J. Scott Applewhite/AP Photo
The American economy has reached the point where rising stock prices don’t actually reflect people themselves buying stock.
As a recent report in The Wall Street Journal documented, a Bank of America survey of its individual and institutional investor clients reveals that they have been selling off more shares than they’ve been buying since the start of the year, to the tune of $25.3 billion. The only reason stock prices have risen at all is reflected in the bank’s findings about two other groups of its clients: hedge funds, which have purchased about $4 billion more than they’ve sold, and corporations, which have bought back roughly $30 billion of their own shares.
The S&P 500’s 8 percent increase this year, then, doesn’t mean that mom and pop, or even mom and pop’s pension fund, are flocking to the market. It means that CEOs are buying back their own companies’ shares, which, by reducing the number of shares outstanding, raises the value of those shares, which benefits many of those same CEOs, who get bonuses when the companies’ share values rise, and the bulk of whose compensation comes in the form of awarded shares, too.

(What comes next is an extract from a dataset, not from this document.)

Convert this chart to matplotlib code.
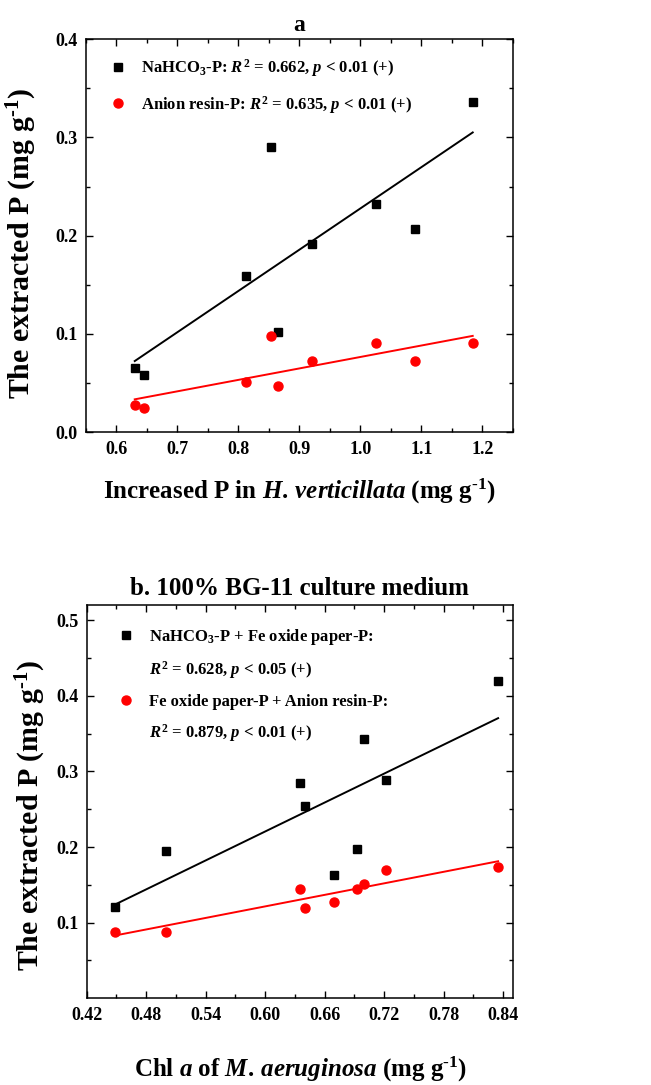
import matplotlib
matplotlib.use("Agg")
import matplotlib.pyplot as plt
from matplotlib.lines import Line2D
from matplotlib.ticker import AutoMinorLocator, FixedLocator, FormatStrFormatter
import numpy as np

plt.rcParams['font.family'] = 'Liberation Serif'
plt.rcParams['font.weight'] = 'bold'
plt.rcParams['axes.labelweight'] = 'bold'
plt.rcParams['axes.titleweight'] = 'bold'
plt.rcParams['mathtext.fontset'] = 'custom'
plt.rcParams['mathtext.rm'] = 'Liberation Serif:bold'
plt.rcParams['mathtext.it'] = 'Liberation Serif:italic:bold'
plt.rcParams['mathtext.bf'] = 'Liberation Serif:bold'

# panel a: increased P in H. verticillata vs extracted P
p_plant = [0.630, 0.646, 0.812, 0.853, 0.865, 0.921, 1.026, 1.089, 1.184]
nahco3_p = [0.065, 0.058, 0.159, 0.290, 0.102, 0.192, 0.232, 0.207, 0.336]
resin_p = [0.028, 0.025, 0.051, 0.098, 0.047, 0.072, 0.091, 0.073, 0.091]
xticks_a = [0.6, 0.7, 0.8, 0.9, 1.0, 1.1, 1.2]
yticks_a = [0.0, 0.1, 0.2, 0.3, 0.4]

# panel b: Chl a of M. aeruginosa vs extracted P
chl_a = [0.449, 0.500, 0.635, 0.640, 0.669, 0.693, 0.700, 0.722, 0.835]
nahco3_fe_p = [0.121, 0.195, 0.285, 0.254, 0.163, 0.198, 0.343, 0.289, 0.419]
fe_resin_p = [0.088, 0.088, 0.144, 0.120, 0.127, 0.144, 0.151, 0.170, 0.174]
xticks_b = [0.42, 0.48, 0.54, 0.60, 0.66, 0.72, 0.78, 0.84]
yticks_b = [0.1, 0.2, 0.3, 0.4, 0.5]
yminor_b = [0.05, 0.15, 0.25, 0.35, 0.45]

UNIT = r'(mg g$^{\text{-1}}$)'

fig = plt.figure(figsize=(6.51, 10.85), dpi=100)
ax_a = fig.add_axes([0.132, 0.6016, 0.656, 0.3624])
ax_b = fig.add_axes([0.133, 0.0799, 0.655, 0.3625])


def fit_line(ax, x, y, color):
    k, b = np.polyfit(x, y, 1)
    xs = np.array([min(x), max(x)])
    ax.plot(xs, k * xs + b, color=color, lw=1.4, zorder=2)


def style_axes(ax):
    for sp in ax.spines.values():
        sp.set_linewidth(1.1)
    ax.tick_params(which='both', direction='in', top=True, right=True, width=1.0,
                   labelsize=13, pad=6)
    ax.tick_params(which='major', length=5)
    ax.tick_params(which='minor', length=3)


# ---- panel a
fit_line(ax_a, p_plant, nahco3_p, 'black')
fit_line(ax_a, p_plant, resin_p, 'red')
h1, = ax_a.plot(p_plant, nahco3_p, 's', color='black', ms=5.5, zorder=3)
h2, = ax_a.plot(p_plant, resin_p, 'o', color='red', ms=6.5, zorder=3)
ax_a.set_xlim(0.55, 1.25)
ax_a.set_ylim(0.0, 0.4)
ax_a.set_xticks(xticks_a)
ax_a.set_yticks(yticks_a)
ax_a.xaxis.set_minor_locator(AutoMinorLocator(2))
ax_a.yaxis.set_minor_locator(AutoMinorLocator(2))
ax_a.xaxis.set_major_formatter(FormatStrFormatter('%.1f'))
ax_a.yaxis.set_major_formatter(FormatStrFormatter('%.1f'))
style_axes(ax_a)
ax_a.set_title('a', fontsize=17, pad=6)
ax_a.set_xlabel(r'Increased P in $\mathit{H.\,verticillata}$ ' + UNIT, fontsize=18)
ax_a.set_ylabel('The extracted P ' + UNIT, fontsize=21.5)
ax_a.xaxis.set_label_coords(0.5, -0.113)
ax_a.yaxis.set_label_coords(-0.11, 0.479)
ax_a.legend([h1, h2],
            [r'NaHCO$_3$-P: $R^2$ = 0.662, $p$ < 0.01 (+)',
             r'Anion resin-P: $R^2$ = 0.635, $p$ < 0.01 (+)'],
            loc='upper left', bbox_to_anchor=(0.055, 0.955), frameon=False,
            fontsize=12, handlelength=1.0, handletextpad=0.92, borderpad=0,
            borderaxespad=0, labelspacing=0.9, numpoints=1)

# ---- panel b
fit_line(ax_b, chl_a, nahco3_fe_p, 'black')
fit_line(ax_b, chl_a, fe_resin_p, 'red')
g1, = ax_b.plot(chl_a, nahco3_fe_p, 's', color='black', ms=5.5, zorder=3)
g2, = ax_b.plot(chl_a, fe_resin_p, 'o', color='red', ms=6.5, zorder=3)
ax_b.set_xlim(0.42, 0.85)
ax_b.set_ylim(0.0, 0.52)
ax_b.set_xticks(xticks_b)
ax_b.set_yticks(yticks_b)
ax_b.xaxis.set_minor_locator(AutoMinorLocator(2))
ax_b.yaxis.set_minor_locator(FixedLocator(yminor_b))
ax_b.xaxis.set_major_formatter(FormatStrFormatter('%.2f'))
ax_b.yaxis.set_major_formatter(FormatStrFormatter('%.1f'))
style_axes(ax_b)
ax_b.set_title('b. 100% BG-11 culture medium', fontsize=18, pad=7)
ax_b.set_xlabel(r'Chl $\mathit{a}$ of $\mathit{M.\,aeruginosa}$ ' + UNIT, fontsize=18)
ax_b.set_ylabel('The extracted P ' + UNIT, fontsize=21.5)
ax_b.xaxis.set_label_coords(0.503, -0.143)
ax_b.yaxis.set_label_coords(-0.09, 0.466)
blank = Line2D([], [], linestyle='none')
ax_b.legend([g1, blank, g2, blank],
            [r'NaHCO$_3$-P + Fe oxide paper-P:',
             r'$R^2$ = 0.628, $p$ < 0.05 (+)',
             r'Fe oxide paper-P + Anion resin-P:',
             r'$R^2$ = 0.879, $p$ < 0.01 (+)'],
            loc='upper left', bbox_to_anchor=(0.073, 0.945), frameon=False,
            fontsize=12, handlelength=1.0, handletextpad=0.88, borderpad=0,
            borderaxespad=0, labelspacing=0.76, numpoints=1)

fig.savefig('out.png', dpi=100)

Nice work if you can get it.
Merely to lay out that process is to explain why it continues to grow. Last year, companies listed in the Russell 3000 announced they were buying back a cool $1.27 trillion of their own shares, which was an all-time record. The Journal reports that they’re on track to buy back at least as much this year.
Until 1982, buying back shares wasn’t actually allowed. In that year, Ronald Reagan’s appointees to the SEC passed a new rule legalizing the practice. It took some time for CEOs to realize that this method of self-enrichment had been opened to them. It wasn’t until 2014, when University of Massachusetts economist William Lazonick published a report in the Harvard Business Review documenting the practice, that it began to come to public notice. Lazonick looked at
the 449 companies in the S&P 500 index that were publicly listed from 2003 through 2012. During that period those companies used 54% of their earnings—a total of $2.4 trillion—to buy back their own stock, almost all through purchases on the open market. Dividends absorbed an additional 37% of their earnings. That left very little for investments in productive capabilities or higher incomes for employees.

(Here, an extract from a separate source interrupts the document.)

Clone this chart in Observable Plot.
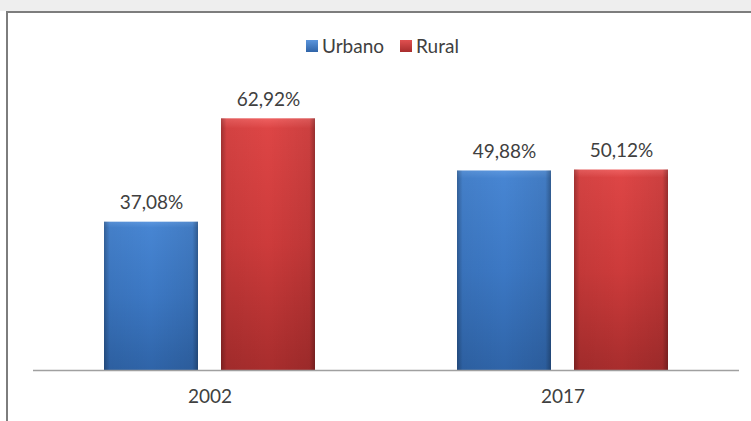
<!DOCTYPE html>
<html>
<head>
<meta charset="utf-8">
<script src="https://cdn.jsdelivr.net/npm/d3@7"></script>
<script src="https://cdn.jsdelivr.net/npm/@observablehq/plot@0.6"></script>
<style>
  body { margin: 0; background: #fff; }
  #wrap { position: relative; width: 751px; height: 421px; overflow: hidden; font-family: Lato, "Open Sans", sans-serif; }
  #topband { position: absolute; left: 0; top: 0; width: 751px; height: 11px; background: #eeeeee; }
  #frame { position: absolute; left: 6px; top: 11px; width: 760px; height: 420px; border-top: 2px solid #7d7d7d; border-left: 2px solid #7d7d7d; box-sizing: border-box; }
  #chart { position: absolute; left: 0; top: 0; }
  #legend { position: absolute; left: 306px; top: 34px; display: flex; align-items: center; font-size: 19px; color: #404040; line-height: 24px; }
  .sw { display: inline-block; width: 12px; height: 12px; margin-right: 4px; }
  .item { display: flex; align-items: center; margin-right: 16px; }
</style>
</head>
<body>
<div id="wrap">
  <div id="topband"></div>
  <div id="frame"></div>
  <div id="chart"></div>
  <div id="legend"></div>
</div>
<script>
const years = ["2002", "2017"];
const series = ["Urbano", "Rural"];
const urbano = [37.08, 49.88];
const rural = [62.92, 50.12];
const seriesColors = ["url(#gBlue)", "url(#gRed)"];

const data = [];
years.forEach((y, i) => {
  data.push({year: y, serie: "Urbano", value: urbano[i]});
  data.push({year: y, serie: "Rural", value: rural[i]});
});
const fmt = v => v.toFixed(2).replace(".", ",") + "%";

const chart = Plot.plot({
  width: 751,
  height: 421,
  marginLeft: 32,
  marginRight: 12,
  marginTop: 90,
  marginBottom: 51,
  style: {fontFamily: "Lato, 'Open Sans', sans-serif", background: "transparent"},
  fx: {domain: years, padding: 0, label: null},
  x: {domain: series, paddingInner: 0.2, paddingOuter: 0.6, axis: null},
  y: {domain: [0, 70], axis: null},
  marks: [
    Plot.barY(data.filter(d => d.serie === "Urbano"), {fx: "year", x: "serie", y: "value", fill: seriesColors[0]}),
    Plot.barY(data.filter(d => d.serie === "Rural"), {fx: "year", x: "serie", y: "value", fill: seriesColors[1]}),
    Plot.barY(data, {fx: "year", x: "serie", y: "value", fill: "url(#gEdge)"}),
    Plot.ruleY([0], {stroke: "#a0a0a0", strokeWidth: 1.5}),
    Plot.text(data, {fx: "year", x: "serie", y: "value", text: d => fmt(d.value), lineAnchor: "bottom", dy: -13, fontSize: 19, fill: "#404040"}),
    Plot.axisFx({anchor: "bottom", tickSize: 0, tickPadding: 19, fontSize: 19, fill: "#404040", label: null})
  ]
});

d3.select(chart).insert("defs", ":first-child").html(`
  <linearGradient id="gBlue" x1="0" y1="0" x2="0" y2="1">
    <stop offset="0" stop-color="#5b96de"/>
    <stop offset="0.04" stop-color="#4785d2"/>
    <stop offset="0.5" stop-color="#3c78c4"/>
    <stop offset="1" stop-color="#2f64a8"/>
  </linearGradient>
  <linearGradient id="gRed" x1="0" y1="0" x2="0" y2="1">
    <stop offset="0" stop-color="#ee6060"/>
    <stop offset="0.04" stop-color="#dd4545"/>
    <stop offset="0.5" stop-color="#cd3b3b"/>
    <stop offset="1" stop-color="#a82d2d"/>
  </linearGradient>
  <linearGradient id="gEdge" x1="0" y1="0" x2="1" y2="0">
    <stop offset="0" stop-color="#000" stop-opacity="0.28"/>
    <stop offset="0.06" stop-color="#000" stop-opacity="0.05"/>
    <stop offset="0.5" stop-color="#000" stop-opacity="0"/>
    <stop offset="0.94" stop-color="#000" stop-opacity="0.08"/>
    <stop offset="1" stop-color="#000" stop-opacity="0.32"/>
  </linearGradient>
`);
document.getElementById("chart").appendChild(chart);

const legend = document.getElementById("legend");
const swatchCss = ["linear-gradient(#5b95dc,#2f64a8)", "linear-gradient(#e05050,#a82d2d)"];
series.forEach((s, i) => {
  const item = document.createElement("div");
  item.className = "item";
  const sw = document.createElement("span");
  sw.className = "sw";
  sw.style.background = swatchCss[i];
  item.appendChild(sw);
  item.appendChild(document.createTextNode(s));
  legend.appendChild(item);
});
</script>
</body>
</html>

Calculations for more recent years (including Lazonick’s in several Prospect articles) have shown those trends have only grown more so.
It took still longer for buybacks to become a political issue. During Congress’s 2021-2022 term, Democrats passed and President Biden signed a bill creating a corporate tax that came to 1 percent of the value of the shares companies had repurchased in the past year. In his State of the Union address in February, Biden called for raising that tax to 4 percent, which, given Republicans’ control of the House, has gone nowhere.
Given the sheer size of the economic rewards that buybacks deliver to major shareholders and the top executives who authorize them, however, there’s no reason to think that a tax of 1 percent or 4 percent or 10 percent would stay these greed-heads from the swift completion of their appointed self-enrichments. None of the current data shows that the 1 percent tax has deterred buybacks in the slightest.
For this reason, three House Democrats—Reps. Jesús “Chuy” García (IL), Ro Khanna (CA), and Val Hoyle (OR)—are today introducing the Reward Work Act to just plain ban stock buybacks. In an interview with the Prospect, García noted that buybacks are now common practice even among corporations whose underinvestments in business basics have become lamentably clear. “Norfolk Southern, whose train derailed in East Palestine, bought back stock,” he said. “Nike, which slashed what were already poverty-level wages of its Asian workers, bought back stock. Military arms producers that are funded by taxpayer dollars bought back stock.” He added that pharma bought back stock, with money that could have gone to more research and development of medications.
García’s bill also requires publicly traded corporations to change the composition of their boards by having one-third of the board members be elected by the company’s employees. “We need to make corporations more accountable to their workers,” he said.
In Germany, corporations are required to have half of their board members selected by their employees, though the CEO is always empowered to break tie votes. The effects of this arrangement are somewhat murky and not easily distinguished from those that German unions—which are more powerful than American unions—win through collective bargaining. When German corporations have offshored production, however, they often have kept the most highly skilled work in their production chains within Germany itself, for which the worker representation on their boards gets some of the credit. On the other hand, the German system (known as “codetermination”) is more the result of the power workers have gained through their unions than a cause of an increase in worker power.
There are no prospects, of course, that the García-Hoyle-Khanna bill will be enacted by the current Congress (nor for a counterpart bill they soon expect to be introduced in the Senate). Nonetheless, their bill lays down a marker for the next time the Democrats control both Congress and the White House, for increasing the power of labor and decreasing the outsized claims of capital. In so doing, they’re cementing its place on progressives’ list of things-we-should-have-done-long-ago-but-at-least-we’re-doing-now.